The only assembly is to glue the aft section to the front section of the fuselage using the glue provided with the kit, screw on the elevator and rudder assemblies with 4 screws, put the two wing halves together with a carbon tube for support and attach the wing to the fuselage with 4 screws. The biggest deal in this is connecting all the servo leads at the tail and wing to fuselage. Take your time doing this as the slack is short in the leads and you don’t want to take it apart to re-accomplish this if you get a wire crossed. It is highly recommended that you check all the servos and gear for proper operation BEFORE starting assembly. This ensures that the servo wires are properly labeled so you don’t get something like a flap moving when you move an aileron. In my case everything was labeled correctly and worked fine. The finished plane looks VERY scale.

Because I was running bigger than normal batteries I had to do a couple of minor modifications to get them to fit under the canopy hatch.  The first thing was relocate the ESC and battery. In order to get the CG to the 190mm point I had to move the ESC from its stock location to the rearmost point under the hatch area. There is a clear plastic cover that can be opened up in this area to permit air going to the fan to help cool the ESC. I cut a hole in the clear plastic and then hot glued the ESC there.
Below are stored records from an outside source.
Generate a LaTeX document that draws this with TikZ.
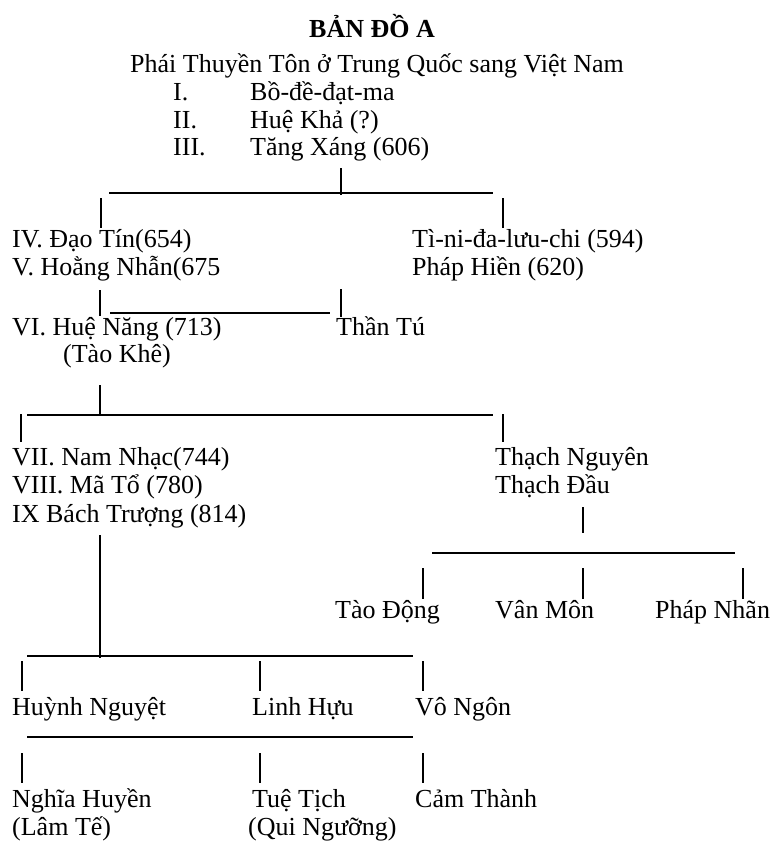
\documentclass[tikz,border=0pt]{standalone}
\usepackage{fontspec}
\setmainfont{Liberation Serif}
\begin{document}
\begin{tikzpicture}[x=1pt,y=-1pt,
  lbl/.style={anchor=base west, inner sep=0pt, font=\fontsize{26}{28}\selectfont},
  ln/.style={line width=1.6pt, line cap=butt}]
\useasboundingbox (0,0) rectangle (775,844);
% ---- header
\node[lbl, anchor=base] (title) at (372,37) {\bfseries BẢN ĐỒ A};
\node[lbl, anchor=base] (sub) at (377,72) {Phái Thuyền Tôn ở Trung Quốc sang Việt Nam};
\node[lbl] (r1) at (173,100) {I.};
\node[lbl] (t1) at (250,100) {Bồ-đề-đạt-ma};
\node[lbl] (r2) at (173,128) {II.};
\node[lbl] (t2) at (250,128) {Huệ Khả (?)};
\node[lbl] (r3) at (173,155) {III.};
\node[lbl] (t3) at (250,155) {Tăng Xáng (606)};
% ---- level IV/V
\node[lbl] (iv) at (12,247) {IV. Đạo Tín(654)};
\node[lbl] (v) at (12,275) {V. Hoằng Nhẫn(675};
\node[lbl] (tini) at (412,247) {Tì-ni-đa-lưu-chi (594)};
\node[lbl] (phhien) at (412,275) {Pháp Hiền (620)};
% ---- level VI
\node[lbl] (vi) at (12,335) {VI. Huệ Năng (713)};
\node[lbl] (taokhe) at (63,362) {(Tào Khê)};
\node[lbl] (thantu) at (336,335) {Thần Tú};
% ---- level VII-IX
\node[lbl] (vii) at (12,465) {VII. Nam Nhạc(744)};
\node[lbl] (viii) at (12,493) {VIII. Mã Tổ (780)};
\node[lbl] (ix) at (12,522) {IX Bách Trượng (814)};
\node[lbl] (thng) at (495,465) {Thạch Nguyên};
\node[lbl] (thdau) at (495,493) {Thạch Đầu};
% ---- right branch
\node[lbl] (taodong) at (335,618) {Tào Động};
\node[lbl] (vanmon) at (495,618) {Vân Môn};
\node[lbl] (phnhan) at (655,618) {Pháp Nhãn};
% ---- lower rows
\node[lbl] (huynh) at (12,715) {Huỳnh Nguyệt};
\node[lbl] (linh) at (252,715) {Linh Hựu};
\node[lbl] (vongon) at (415,715) {Vô Ngôn};
\node[lbl] (nghia) at (12,807) {Nghĩa Huyền};
\node[lbl] (lamte) at (12,835) {(Lâm Tế)};
\node[lbl] (tue) at (252,807) {Tuệ Tịch};
\node[lbl] (qui) at (248,835) {(Qui Ngưỡng)};
\node[lbl] (cam) at (415,807) {Cảm Thành};
% ---- connector coordinates
\coordinate (a0) at (341,168); \coordinate (a1) at (341,195);
\coordinate (b1L) at (109,193); \coordinate (b1R) at (493,193);
\coordinate (c1t) at (101,198); \coordinate (c1b) at (101,228);
\coordinate (c2t) at (503,198); \coordinate (c2b) at (503,228);
\coordinate (d0t) at (100,290); \coordinate (d0b) at (100,316);
\coordinate (d1L) at (110,313); \coordinate (d1R) at (330,313);
\coordinate (d2t) at (341,289); \coordinate (d2b) at (341,317);
\coordinate (e0t) at (100,385); \coordinate (e0b) at (100,415);
\coordinate (e1L) at (27,415); \coordinate (e1R) at (493,415);
\coordinate (e2t) at (21,414); \coordinate (e2b) at (21,442);
\coordinate (e3t) at (503,414); \coordinate (e3b) at (503,442);
\coordinate (f0t) at (583,507); \coordinate (f0b) at (583,533);
\coordinate (f1L) at (432,553); \coordinate (f1R) at (735,553);
\coordinate (f2t) at (423,568); \coordinate (f2b) at (423,599);
\coordinate (f3t) at (583,568); \coordinate (f3b) at (583,599);
\coordinate (f4t) at (743,568); \coordinate (f4b) at (743,599);
\coordinate (g0t) at (100,535); \coordinate (g0b) at (100,658);
\coordinate (g1L) at (27,656); \coordinate (g1R) at (413,656);
\coordinate (g2t) at (22,661); \coordinate (g2b) at (22,691);
\coordinate (g3t) at (260,661); \coordinate (g3b) at (260,691);
\coordinate (g4t) at (423,661); \coordinate (g4b) at (423,691);
\coordinate (h1L) at (27,737); \coordinate (h1R) at (413,737);
\coordinate (h2t) at (22,753); \coordinate (h2b) at (22,783);
\coordinate (h3t) at (260,753); \coordinate (h3b) at (260,783);
\coordinate (h4t) at (423,753); \coordinate (h4b) at (423,783);
% ---- connectors
\draw[ln] (a0) -- (a1);
\draw[ln] (b1L) -- (b1R);
\draw[ln] (c1t) -- (c1b);
\draw[ln] (c2t) -- (c2b);
\draw[ln] (d0t) -- (d0b);
\draw[ln] (d1L) -- (d1R);
\draw[ln] (d2t) -- (d2b);
\draw[ln] (e0t) -- (e0b);
\draw[ln] (e1L) -- (e1R);
\draw[ln] (e2t) -- (e2b);
\draw[ln] (e3t) -- (e3b);
\draw[ln] (f0t) -- (f0b);
\draw[ln] (f1L) -- (f1R);
\draw[ln] (f2t) -- (f2b);
\draw[ln] (f3t) -- (f3b);
\draw[ln] (f4t) -- (f4b);
\draw[ln] (g0t) -- (g0b);
\draw[ln] (g1L) -- (g1R);
\draw[ln] (g2t) -- (g2b);
\draw[ln] (g3t) -- (g3b);
\draw[ln] (g4t) -- (g4b);
\draw[ln] (h1L) -- (h1R);
\draw[ln] (h2t) -- (h2b);
\draw[ln] (h3t) -- (h3b);
\draw[ln] (h4t) -- (h4b);
\end{tikzpicture}
\end{document}
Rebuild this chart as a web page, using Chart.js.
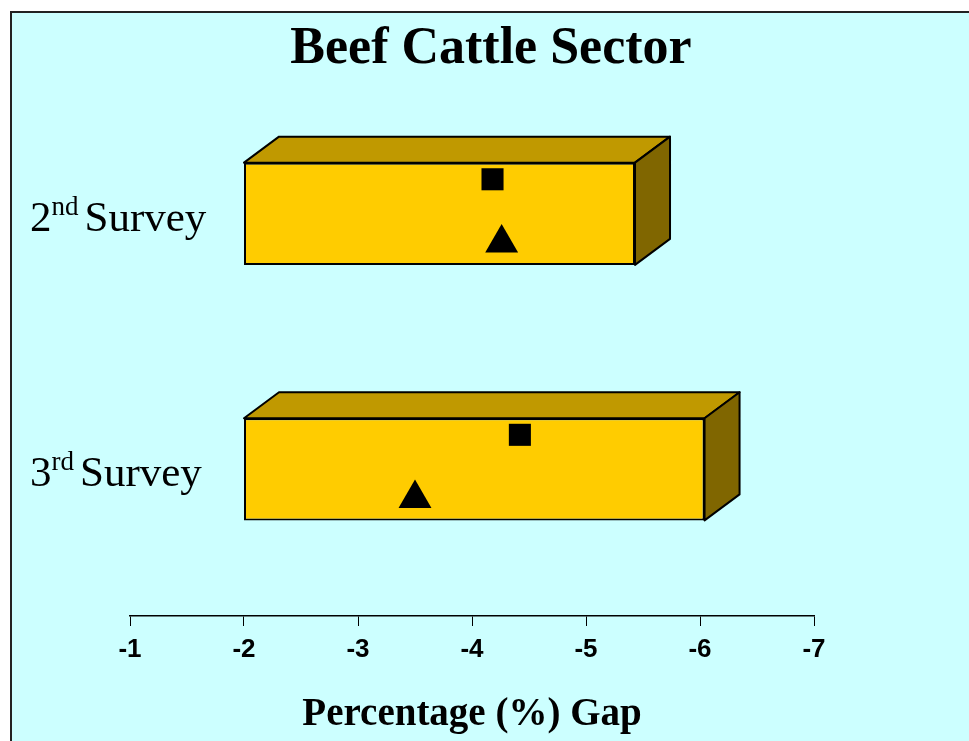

Next I had to relieve the cockpit floor in the hatch to the point that it was paper thin in the area under the pilot figure plus cut a hole in the area in front of the pilot figure to make room for the batteries wires to clear. Once I had removed enough foam I reinforced the section I had relieved with thinned 5 minute epoxy. Others have had to do nothing more than move the ESC to get the battery in the right position. It really depends on the battery you are using. I also decided to glue a scrap piece of foam in front of the battery to keep it from shifting in flight. I would normally use velcro for this, but because space over the battery was tight I had to go this route. The kits packing had some pieces that were perfect for the job.